The elements will be in play on Champions Day, with storms predicted for the region around Ascot and all hatches being battened down. In one rather unsettling comment in The Racing Post, clerk of the course Chris Stickels assured participants and fans that “we’ll make the infrastructure, including all the railings out on the track, as secure as possible.”

While England reels in the wind, the cream of the U.S. jump set will be basking in the glow of a glorious autumn afternoon in New Jersey, where the Grand National Hurdle offers a purse of $400,000 and a chance to nail down an Eclipse championship at Far Hills in Somerset County, about 40 miles due west of Manhattan.

The Grand National requires speed, skill, and endurance over 2 5/8 miles and 14 hurdles. Beyond that, the Far Hills gathering has become legendary in its gaudy excess. At $100 or $200 a pop, the ticket prices alone dictate that the demographics will lean a certain way. And yet the place will be packed with some 40,000 souls, a number that would top Ascot’s Champions Day no matter what the weather.

This time last year, Jack Doyle had to watch from the Far Hills sidelines as his sweet ride Rawnaq won the Grand National under super-sub Ruby Walsh. Less than a month before the race, Doyle had suffered lower spine and pelvis fractures in a fall at Belmont Park.

“I was happy the horse won, but it was definitely tough to watch,” Doyle said. “The doctors said I wouldn’t be back on a horse for six months. After 3 1/2 months I was back riding.”

Doyle felt good enough to climb aboard Rawnaq for a light training session in January. A few days later it was announced that the Eclipse champion suffered what was described as a soft tissue injury, and his 2017 season was over before it began.

“It was a blow, but when something like that happens you’ve just got to get on with it and try and find the next one,” Doyle said.

Doyle got his wish. He’ll get another crack at the Grand National this time around aboard Modem, a 7-year-old son of Motivator bred in England and imported last spring.

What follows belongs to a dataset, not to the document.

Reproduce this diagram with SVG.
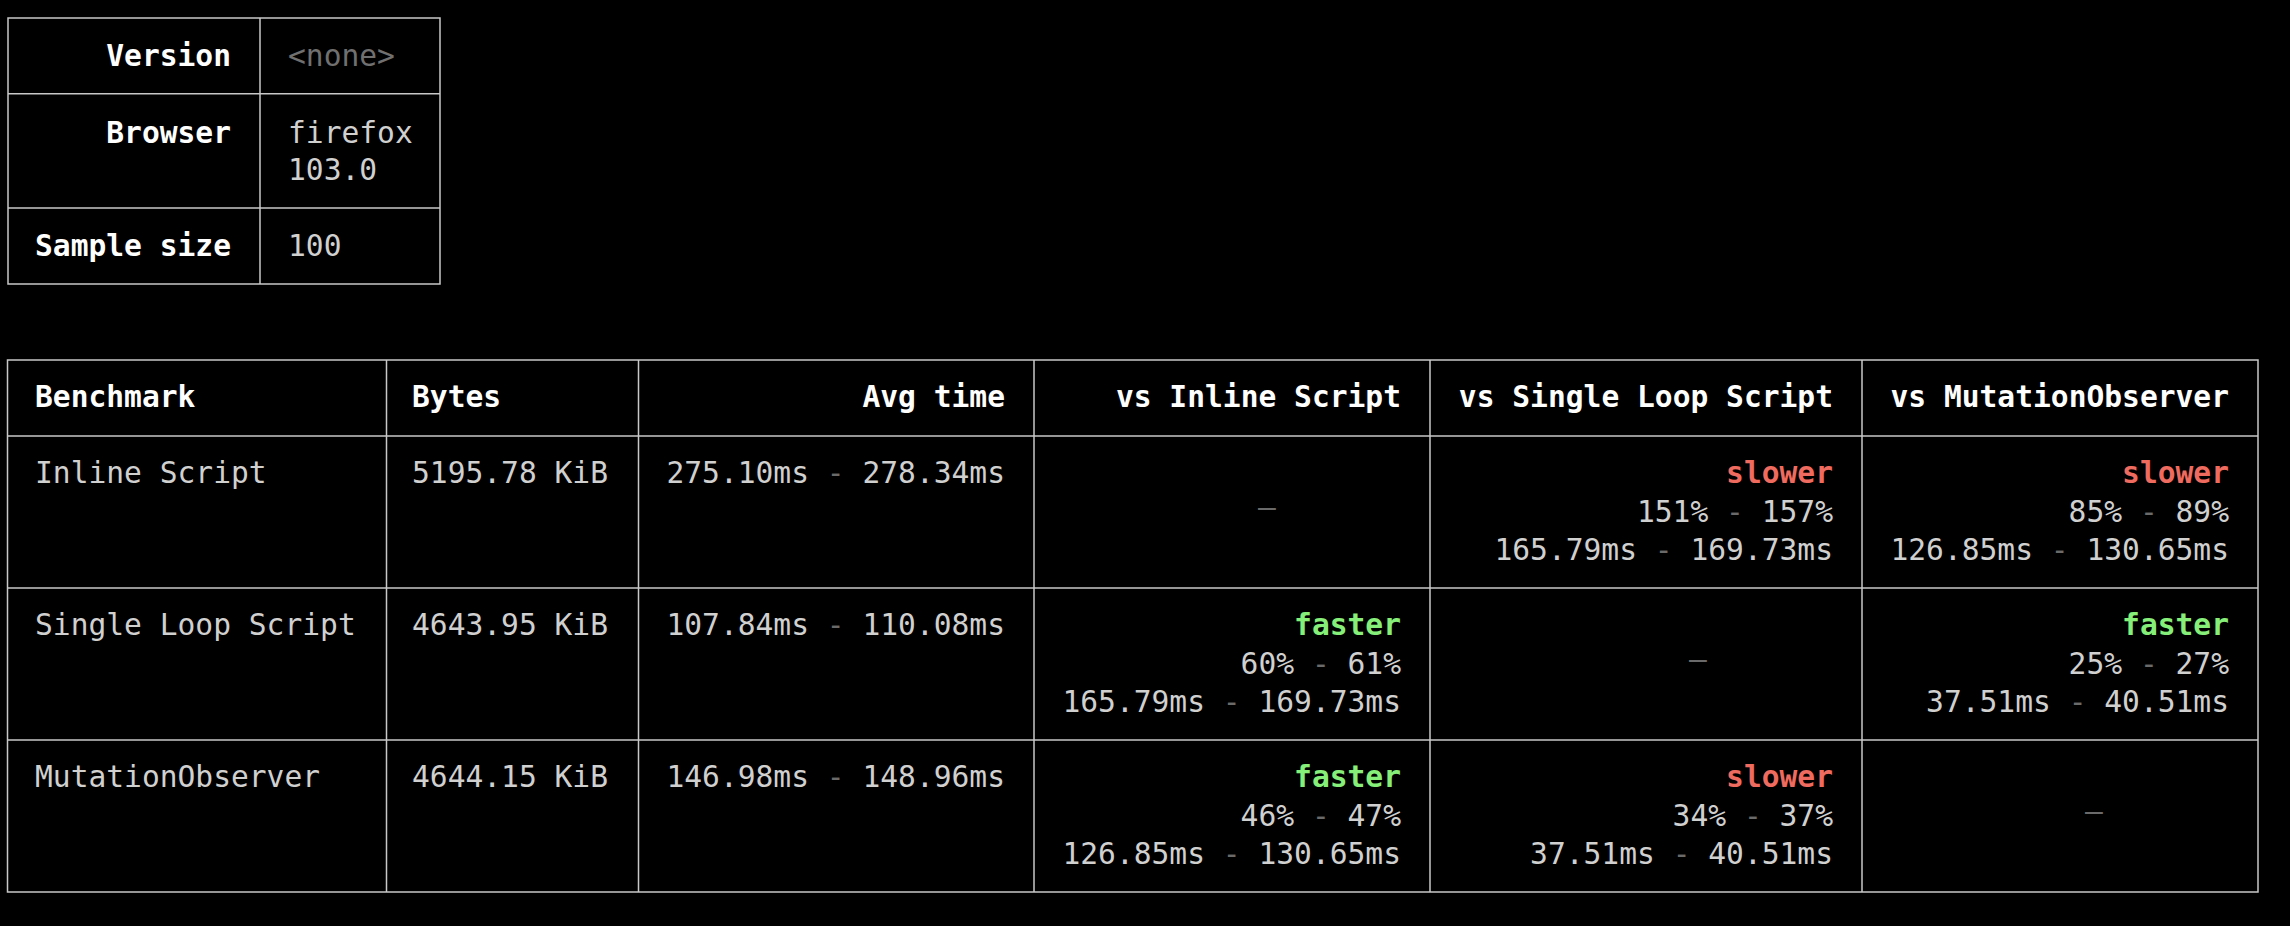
<svg xmlns="http://www.w3.org/2000/svg" width="2290" height="926" viewBox="0 0 2290 926">
<style>
text{font-family:"DejaVu Sans Mono","Liberation Mono",monospace;font-size:29.6px;fill:#d0d0d0}
.h{font-weight:bold;fill:#ffffff}
.r{text-anchor:end}
.m{text-anchor:middle}
.d{fill:#6a6a6a}
.dim{fill:#707070}
.f{font-weight:bold;fill:#86ef7a}
.s{font-weight:bold;fill:#ef6b5f}
.grid{stroke:#c8c8c8;stroke-width:1.5;fill:none}
</style>
<rect x="0" y="0" width="2290" height="926" fill="#000"/>

<g id="meta-table">
  <g class="grid">
    <rect x="8" y="18" width="432" height="266"/>
    <line x1="260" y1="18" x2="260" y2="284"/>
    <line x1="8" y1="93.7" x2="440" y2="93.7"/>
    <line x1="8" y1="208" x2="440" y2="208"/>
  </g>
  <g id="meta-version">
    <text class="h r" x="231" y="65.7">Version</text>
    <text class="dim" x="288" y="65.7">&lt;none&gt;</text>
  </g>
  <g id="meta-browser">
    <text class="h r" x="231" y="142.7">Browser</text>
    <text x="288" y="142.7">firefox</text>
    <text x="288" y="180">103.0</text>
  </g>
  <g id="meta-sample">
    <text class="h r" x="231" y="256">Sample size</text>
    <text x="288" y="256">100</text>
  </g>
</g>

<g id="results-table">
  <g class="grid">
    <rect x="7.5" y="360" width="2250.5" height="532"/>
    <line x1="386.5" y1="360" x2="386.5" y2="892"/>
    <line x1="638.5" y1="360" x2="638.5" y2="892"/>
    <line x1="1034" y1="360" x2="1034" y2="892"/>
    <line x1="1430" y1="360" x2="1430" y2="892"/>
    <line x1="1862" y1="360" x2="1862" y2="892"/>
    <line x1="7.5" y1="436" x2="2258" y2="436"/>
    <line x1="7.5" y1="588" x2="2258" y2="588"/>
    <line x1="7.5" y1="740" x2="2258" y2="740"/>
  </g>

  <g id="header-row">
    <text class="h" x="35" y="407.3">Benchmark</text>
    <text class="h" x="412" y="407.3">Bytes</text>
    <text class="h r" x="1005" y="407.3">Avg time</text>
    <text class="h r" x="1401" y="407.3">vs Inline Script</text>
    <text class="h r" x="1833" y="407.3">vs Single Loop Script</text>
    <text class="h r" x="2229" y="407.3">vs MutationObserver</text>
  </g>

  <g id="row-inline-script">
    <text x="35" y="483.3">Inline Script</text>
    <text x="412" y="483.3">5195.78 KiB</text>
    <text class="r" x="1005" y="483.3">275.10ms <tspan class="d">-</tspan> 278.34ms</text>
    <text class="m d" x="1267" y="516.5">–</text>
    <text class="s r" x="1833" y="483.3">slower</text>
    <text class="r" x="1833" y="521.7">151% <tspan class="d">-</tspan> 157%</text>
    <text class="r" x="1833" y="560.1">165.79ms <tspan class="d">-</tspan> 169.73ms</text>
    <text class="s r" x="2229" y="483.3">slower</text>
    <text class="r" x="2229" y="521.7">85% <tspan class="d">-</tspan> 89%</text>
    <text class="r" x="2229" y="560.1">126.85ms <tspan class="d">-</tspan> 130.65ms</text>
  </g>

  <g id="row-single-loop-script">
    <text x="35" y="635.3">Single Loop Script</text>
    <text x="412" y="635.3">4643.95 KiB</text>
    <text class="r" x="1005" y="635.3">107.84ms <tspan class="d">-</tspan> 110.08ms</text>
    <text class="f r" x="1401" y="635.3">faster</text>
    <text class="r" x="1401" y="673.7">60% <tspan class="d">-</tspan> 61%</text>
    <text class="r" x="1401" y="712.1">165.79ms <tspan class="d">-</tspan> 169.73ms</text>
    <text class="m d" x="1698" y="668.5">–</text>
    <text class="f r" x="2229" y="635.3">faster</text>
    <text class="r" x="2229" y="673.7">25% <tspan class="d">-</tspan> 27%</text>
    <text class="r" x="2229" y="712.1">37.51ms <tspan class="d">-</tspan> 40.51ms</text>
  </g>

  <g id="row-mutation-observer">
    <text x="35" y="787.3">MutationObserver</text>
    <text x="412" y="787.3">4644.15 KiB</text>
    <text class="r" x="1005" y="787.3">146.98ms <tspan class="d">-</tspan> 148.96ms</text>
    <text class="f r" x="1401" y="787.3">faster</text>
    <text class="r" x="1401" y="825.7">46% <tspan class="d">-</tspan> 47%</text>
    <text class="r" x="1401" y="864.1">126.85ms <tspan class="d">-</tspan> 130.65ms</text>
    <text class="s r" x="1833" y="787.3">slower</text>
    <text class="r" x="1833" y="825.7">34% <tspan class="d">-</tspan> 37%</text>
    <text class="r" x="1833" y="864.1">37.51ms <tspan class="d">-</tspan> 40.51ms</text>
    <text class="m d" x="2094" y="820.5">–</text>
  </g>
</g>
</svg>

Trainer Elizabeth Voss turned to Doyle for the ride and watched them finish second in three Grade 1 events while giving away from 14 to 18 pounds to the winners. The Grand National is run at level weights.

“He’s a very straightforward horse,” Doyle said. “He does pretty much anything you ask. He can go close to the pace, or if they go quicker he can sit in. He gives you everything every time.”

Modem’s record puts him in the thick of the championship race along with All the Way Jose, winner of the Grade 1 Lonesome Glory at Belmont for Jonathan Sheppard, and Moscato, who is on a roll for Jack Fisher. They will be Modem’s toughest challengers, along with European invaders Katnap and Hammersly Lake.

“He’s going the right way,” Doyle said. “It’s a different track and different type of race for him, but I think it will suit him. We’ll know after Saturday.”